There are some guitars that mount pickups in ways that make adjusting the height very difficult if not impossible. Therefore, exhaust all other options before making changes to the height of the pickups.
Example: the Epiphone Emperor
The Emperor is a line of full hollow body guitars that Epiphone has been building since the 1930s. These guitars come in a variety of pickup configurations, but one of the more interesting ones is found on the Regent model.
This model showcases a floating pickup that is mounted to the pickguard and the side of the fretboard. Adjustments to pickups like this must be made through the mounting brackets, and may require making some slight bends to the metal.
If you’re working on a vintage guitar, never bend these mounting brackets. Irreversible damage can often occur by bending old metal parts.
Example: Epiphone Casino
Another Epiphone guitar, the classic Casino uses a P-90 pickup that is mounted to the top of the guitar without pickup rings for adjustment.

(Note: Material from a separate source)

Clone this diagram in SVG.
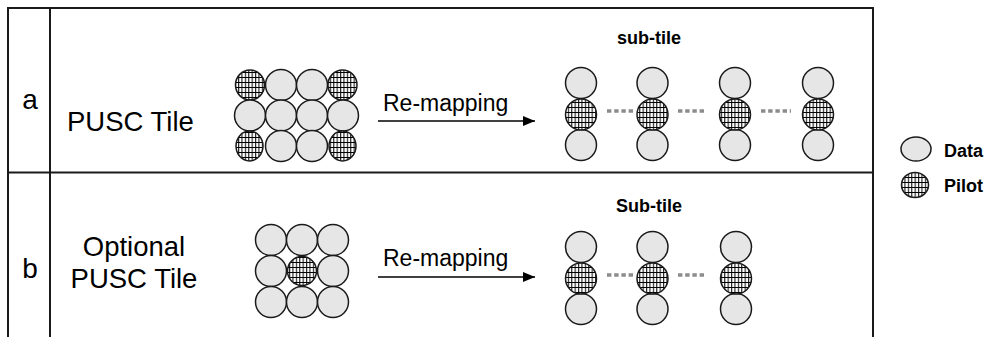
<svg xmlns="http://www.w3.org/2000/svg" width="989" height="337" viewBox="0 0 989 337">
  <defs>
    <!-- square grid hatch used for pilot sub-carriers -->
    <pattern id="grid" patternUnits="userSpaceOnUse" width="3.4" height="5">
      <rect width="3.4" height="5" fill="#ffffff"/>
      <path d="M0.6 0V5M0 2.5H3.4" stroke="#000" stroke-width="1"/>
    </pattern>
    <marker id="arrow" viewBox="0 0 12 10" refX="12" refY="5" markerWidth="12" markerHeight="10" markerUnits="userSpaceOnUse" orient="auto">
      <path d="M0 0L12 5L0 10Z" fill="#000"/>
    </marker>
  </defs>
  <style>
    .frame { stroke: #1a1a1a; stroke-width: 2; fill: none; }
    .data { fill: #e6e6e6; stroke: #1a1a1a; stroke-width: 1.5; }
    .pilot { fill: url(#grid); stroke: #1a1a1a; stroke-width: 1.5; }
    .lbl { font-family: "Liberation Sans", Arial, sans-serif; fill: #000; }
    .bold { font-family: "Liberation Sans", Arial, sans-serif; font-weight: bold; fill: #000; }
    .dots { stroke: #8c8c8c; stroke-width: 3.5; stroke-dasharray: 4.4 2.8; fill: none; }
    .conn { stroke: #000; stroke-width: 1.5; fill: none; }
  </style>

  <!-- table frame -->
  <g id="frame">
    <path class="frame" d="M8 337V8H873V337"/>
    <path class="frame" d="M50 8V337"/>
    <path class="frame" d="M8 172.5H873"/>
  </g>

  <!-- row a -->
  <g id="row-a-label">
    <text class="lbl" x="30" y="109" font-size="28" text-anchor="middle">a</text>
    <text class="lbl" x="67" y="131" font-size="27.5">PUSC Tile</text>
  </g>

  <g id="pusc-tile">
    <ellipse class="pilot" cx="250" cy="85" rx="14.5" ry="15"/>
    <circle class="data" cx="281" cy="85" r="15.5"/>
    <circle class="data" cx="312" cy="85" r="15.5"/>
    <ellipse class="pilot" cx="342.5" cy="85" rx="14.5" ry="15"/>
    <circle class="data" cx="250" cy="115.5" r="15.5"/>
    <circle class="data" cx="281" cy="115.5" r="15.5"/>
    <circle class="data" cx="312" cy="115.5" r="15.5"/>
    <circle class="data" cx="343" cy="115.5" r="15.5"/>
    <ellipse class="pilot" cx="249.5" cy="146" rx="13.5" ry="15"/>
    <circle class="data" cx="281" cy="146" r="15.5"/>
    <circle class="data" cx="312" cy="146" r="15.5"/>
    <ellipse class="pilot" cx="342.5" cy="146" rx="13.5" ry="15"/>
  </g>

  <g id="subtiles-a">
    <text class="bold" x="649" y="44" font-size="18" text-anchor="middle">sub-tile</text>
    <g id="subtile-a1">
      <circle class="data" cx="581" cy="83" r="15.5"/>
      <circle class="data" cx="581" cy="145" r="15.5"/>
      <circle class="pilot" cx="581" cy="114.5" r="15.5"/>
    </g>
    <g id="subtile-a2">
      <circle class="data" cx="652.5" cy="83" r="15.5"/>
      <circle class="data" cx="652.5" cy="145" r="15.5"/>
      <circle class="pilot" cx="652.5" cy="114.5" r="15.5"/>
    </g>
    <g id="subtile-a3">
      <circle class="data" cx="735" cy="83" r="15.5"/>
      <circle class="data" cx="735" cy="145" r="15.5"/>
      <circle class="pilot" cx="735" cy="114.5" r="15.5"/>
    </g>
    <g id="subtile-a4">
      <circle class="data" cx="818" cy="83" r="15.5"/>
      <circle class="data" cx="818" cy="145" r="15.5"/>
      <circle class="pilot" cx="818" cy="114.5" r="15.5"/>
    </g>
  </g>

  <!-- row b -->
  <g id="row-b-label">
    <text class="lbl" x="30" y="278" font-size="28" text-anchor="middle">b</text>
    <text class="lbl" x="134" y="256" font-size="27.5" text-anchor="middle">Optional</text>
    <text class="lbl" x="134" y="288" font-size="27.5" text-anchor="middle">PUSC Tile</text>
  </g>

  <g id="optional-pusc-tile">
    <circle class="data" cx="271" cy="240" r="15.5"/>
    <circle class="data" cx="302" cy="240" r="15.5"/>
    <circle class="data" cx="333" cy="240" r="15.5"/>
    <circle class="data" cx="271" cy="271" r="15.5"/>
    <circle class="data" cx="333" cy="271" r="15.5"/>
    <circle class="data" cx="271" cy="302" r="15.5"/>
    <circle class="data" cx="302" cy="302" r="15.5"/>
    <circle class="data" cx="333" cy="302" r="15.5"/>
    <circle class="pilot" cx="302" cy="271" r="14.5"/>
  </g>

  <g id="subtiles-b">
    <text class="bold" x="649" y="212" font-size="18" text-anchor="middle">Sub-tile</text>
    <g id="subtile-b1">
      <circle class="data" cx="581" cy="247" r="15.5"/>
      <circle class="data" cx="581" cy="309" r="15.5"/>
      <circle class="pilot" cx="581" cy="278.5" r="15.5"/>
    </g>
    <g id="subtile-b2">
      <circle class="data" cx="652.5" cy="247" r="15.5"/>
      <circle class="data" cx="652.5" cy="309" r="15.5"/>
      <circle class="pilot" cx="652.5" cy="278.5" r="15.5"/>
    </g>
    <g id="subtile-b3">
      <circle class="data" cx="736" cy="247" r="15.5"/>
      <circle class="data" cx="736" cy="309" r="15.5"/>
      <circle class="pilot" cx="736" cy="278.5" r="15.5"/>
    </g>
  </g>

  <!-- legend -->
  <g id="legend">
    <g id="legend-data">
      <ellipse class="data" cx="916" cy="149" rx="15" ry="12"/>
      <text class="bold" x="944" y="157" font-size="18">Data</text>
    </g>
    <g id="legend-pilot">
      <ellipse class="pilot" cx="915" cy="185" rx="13.5" ry="12.5"/>
      <text class="bold" x="944" y="192" font-size="18">Pilot</text>
    </g>
  </g>

  <!-- connectors: re-mapping arrows and dotted spacers -->
  <g id="connectors">
    <text class="lbl" x="383" y="111" font-size="23">Re-mapping</text>
    <path class="conn" d="M378 121H535" marker-end="url(#arrow)"/>
    <text class="lbl" x="383" y="266" font-size="23">Re-mapping</text>
    <path class="conn" d="M378 277H535" marker-end="url(#arrow)"/>
    <path class="dots" d="M607 111H634"/>
    <path class="dots" d="M678 111H705"/>
    <path class="dots" d="M761 111H791"/>
    <path class="dots" d="M607 275H634"/>
    <path class="dots" d="M678 275H705"/>
  </g>
</svg>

That means that very little can be done to change the pickup height once they’re on the guitar. Pickups can be shimmed to bring them closer to the strings, but typically there isn’t a ton of room to play with on these guitars and it’s better to let the character of the aging pickups and guitar come through.
Setting pickup height is one of the many necessary skills you need to know for a correctly setup guitar that sounds and plays its best. Thankfully, this process isn’t very difficult or high consequence. Just make sure to take reference measurements and some photos before you start so you can always go back and press reset on your work.
While there is a recommended configuration, pickup height is based on personal preference for the type of sound you like and the type of music you’re playing. Don’t let others tell you how to setup your guitar. Get to tinkering and find your unique sound.